When I make my D&D characters, I like to write what they look like as well as their combat stats, including their height and weight, using the race's average height/weight entries as guidelines.  My problem is that it's hard to visualize just what a humanoid of such a height and such a weight would look like.

Is there a program out there that I can enter a height and a weight into and have it show me an illustration of a person with those measurements?


----------



## Diamond Cross

You mean this?

Dungeons & Dragons Roleplaying Game Official Home Page - Article ()


----------



## Camelot

Diamond Cross said:


> You mean this?
> 
> Dungeons & Dragons Roleplaying Game Official Home Page - Article ()




Yes, that is exactly what I mean, only problem is that it doesn't exist.  The beach mages have yet to finish it.  I would like to know if there is an existing program that will achieve at least this portion of what I want.  It doesn't even have to be meant for D&D or RPGs at all; a program meant for normal humans would work fine. =)


----------



## Thanee

I usually just look up one of the numerous height/weight charts on the internet (like this), which categorize the weight ranges for a given height into three frame types (light, medium, large). That is ok, to get a general idea.

Bye
Thanee


----------



## JustKim

I don't know about humanoids, but, here is what humans look like over a large range of heights and weights.
http://www.cockeyed.com/photos/bodies/heightweight.shtml
I know there are other sites like this out there, this is just the first one I found.

But what makes a humanoid different from human, really?

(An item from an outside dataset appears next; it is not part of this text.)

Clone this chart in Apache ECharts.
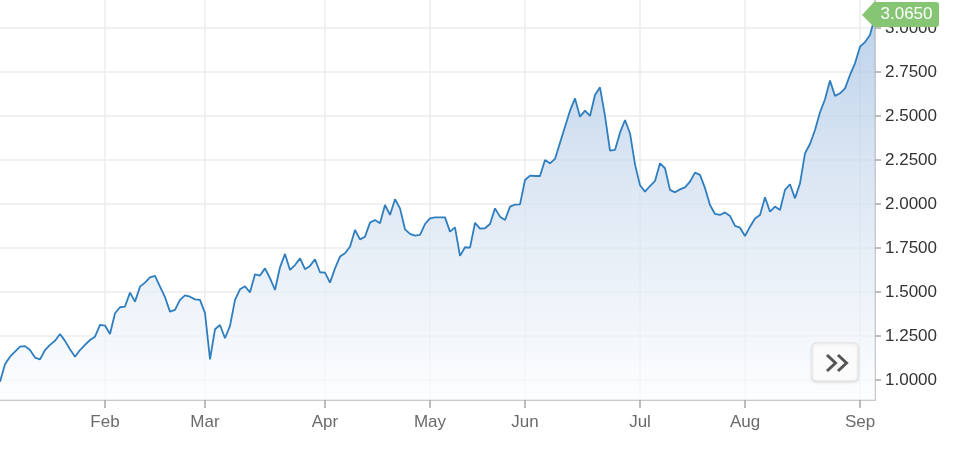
<!DOCTYPE html>
<html><head><meta charset="utf-8">
<script src="https://cdn.jsdelivr.net/npm/echarts@6/dist/echarts.min.js"></script>
<style>html,body{margin:0;padding:0;background:#fff}#c{width:960px;height:449px}</style>
</head><body><div id="c"></div>
<script>
// series values (evenly spaced samples, Jan → early Sep)
const values = [
  0.99, 1.089, 1.132, 1.161, 1.189, 1.192, 1.170, 1.127, 1.117, 1.170,
  1.199, 1.223, 1.261, 1.222, 1.174, 1.132, 1.170, 1.199, 1.227, 1.246,
  1.3125, 1.309, 1.261, 1.379, 1.413, 1.417, 1.496, 1.445, 1.530, 1.553,
  1.583, 1.591, 1.530, 1.470, 1.388, 1.398, 1.455, 1.481, 1.473, 1.458,
  1.455, 1.38, 1.117, 1.288, 1.3125, 1.237, 1.307, 1.455, 1.515, 1.532,
  1.498, 1.600, 1.593, 1.634, 1.578, 1.511, 1.640, 1.716, 1.625, 1.653,
  1.691, 1.629, 1.648, 1.686, 1.612, 1.610, 1.553, 1.634, 1.701, 1.720,
  1.757, 1.852, 1.799, 1.814, 1.894, 1.909, 1.890, 1.994, 1.9375, 2.027,
  1.975, 1.856, 1.830, 1.820, 1.824, 1.886, 1.918, 1.924, 1.924, 1.924,
  1.843, 1.867, 1.705, 1.754, 1.752, 1.892, 1.860, 1.862, 1.886, 1.975,
  1.928, 1.909, 1.985, 1.996, 1.998, 2.136, 2.161, 2.159, 2.159, 2.25,
  2.231, 2.256, 2.348, 2.439, 2.530, 2.600, 2.496, 2.530, 2.50, 2.619,
  2.663, 2.50, 2.303, 2.307, 2.405, 2.477, 2.402, 2.225, 2.106, 2.070,
  2.102, 2.131, 2.231, 2.203, 2.080, 2.066, 2.083, 2.094, 2.127, 2.178,
  2.165, 2.09, 1.994, 1.943, 1.9375, 1.952, 1.932, 1.875, 1.865, 1.818,
  1.871, 1.917, 1.937, 2.038, 1.956, 1.985, 1.966, 2.080, 2.112, 2.032,
  2.117, 2.288, 2.341, 2.420, 2.521, 2.595, 2.701, 2.614, 2.629, 2.657,
  2.733, 2.799, 2.894, 2.920, 2.960, 3.065
];
// category index at which each month begins, and its label
const monthLabels = ['Feb', 'Mar', 'Apr', 'May', 'Jun', 'Jul', 'Aug', 'Sep'];
const monthStarts = [21, 41, 65, 86, 105, 128, 149, 172];
// y tick labels
const yTicks = [1.0, 1.25, 1.5, 1.75, 2.0, 2.25, 2.5, 2.75, 3.0];

const categories = values.map((_, i) => 'p' + i);
const monthAt = {};
monthStarts.forEach((idx, k) => { monthAt[idx] = monthLabels[k]; });
const isMonth = (index) => monthAt[index] !== undefined;
const lastIdx = values.length - 1;
const lastValue = values[lastIdx];

const FONT = "'Liberation Sans', Arial, Helvetica, sans-serif";
const chart = echarts.init(document.getElementById('c'), null, { renderer: 'canvas' });

chart.setOption({
  animation: false,
  backgroundColor: '#ffffff',
  grid: { left: 0, right: 85, top: 0, bottom: 49, containLabel: false },
  xAxis: {
    type: 'category',
    data: categories,
    boundaryGap: false,
    axisLine: { show: true, lineStyle: { color: '#b8b8b8', width: 1.5 } },
    axisTick: { show: true, length: 8, interval: (i) => isMonth(i), lineStyle: { color: '#a8a8a8', width: 1.5 } },
    axisLabel: {
      show: true, interval: (i) => isMonth(i), margin: 14,
      formatter: (v, i) => monthAt[i] || '',
      color: '#6b6b6b', fontSize: 17, fontFamily: FONT
    },
    splitLine: { show: true, interval: (i) => isMonth(i), lineStyle: { color: '#ececec', width: 1.5 } }
  },
  yAxis: {
    type: 'value',
    position: 'right',
    min: 0.886,
    max: 3.159,
    axisLine: { show: true, lineStyle: { color: '#b8b8b8', width: 1.5 } },
    axisTick: { show: true, length: 6, customValues: yTicks, lineStyle: { color: '#a8a8a8', width: 1.5 } },
    axisLabel: {
      show: true, customValues: yTicks, margin: 10,
      formatter: (v) => Number(v).toFixed(4),
      color: '#333333', fontSize: 17, fontFamily: FONT
    },
    splitLine: { show: true, lineStyle: { color: '#ececec', width: 1.5 } }
  },
  series: [{
    type: 'line',
    data: values,
    symbol: 'none',
    smooth: false,
    lineStyle: { color: '#2f7ebf', width: 1.8 },
    areaStyle: {
      color: new echarts.graphic.LinearGradient(0, 0, 0, 1, [
        { offset: 0, color: '#a3c0e3' },
        { offset: 0.45, color: '#cfdeef' },
        { offset: 1, color: '#fcfdfe' }
      ])
    },
    markPoint: {
      silent: true,
      data: [{
        coord: [lastIdx, lastValue],
        value: lastValue,
        symbol: 'path://M0,13 L12,0 L74,0 Q77,0 77,3 L77,22 Q77,25 74,25 L12,25 Z',
        symbolSize: [77, 25],
        symbolKeepAspect: false,
        symbolOffset: [25.5, -2],
        itemStyle: { color: '#86c574' },
        label: {
          show: true, position: 'inside', offset: [6, 0],
          formatter: () => lastValue.toFixed(4),
          color: '#ffffff', fontSize: 17, fontFamily: FONT
        }
      }]
    }
  }],
  graphic: [
    {
      type: 'rect', z: 100,
      shape: { x: 812, y: 343, width: 46, height: 38, r: 4 },
      style: { fill: '#fbfbfb', stroke: '#e2e2e2', lineWidth: 1, shadowBlur: 3, shadowColor: 'rgba(0,0,0,0.12)', shadowOffsetY: 1 }
    },
    {
      type: 'polyline', z: 101,
      shape: { points: [[827, 355], [835.5, 363], [827, 371]] },
      style: { stroke: '#555555', lineWidth: 3, fill: null, lineJoin: 'miter' }
    },
    {
      type: 'polyline', z: 101,
      shape: { points: [[838, 355], [846.5, 363], [838, 371]] },
      style: { stroke: '#555555', lineWidth: 3, fill: null, lineJoin: 'miter' }
    }
  ]
});
</script>
</body></html>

I think this would still mostly apply.


----------



## hafrogman

Height is easy enough, just take an image of a person, and scale it next to a reference figure to see how they might look.

Halfling (4 ft) next to a human (6 ft) next to a giant (25 ft)







Weight is trickier, as it's generally meaningless (at 6'0" - 280 lb I could be fat or a body builder, very different appearances).  It all depends on how you envision the different races looking.  I tend to use width multipliers like these for the different builds.


----------



## Sorcerer_17

Is this the kind of thing you're looking for?

http://bodyvisualizer.com/male.html


----------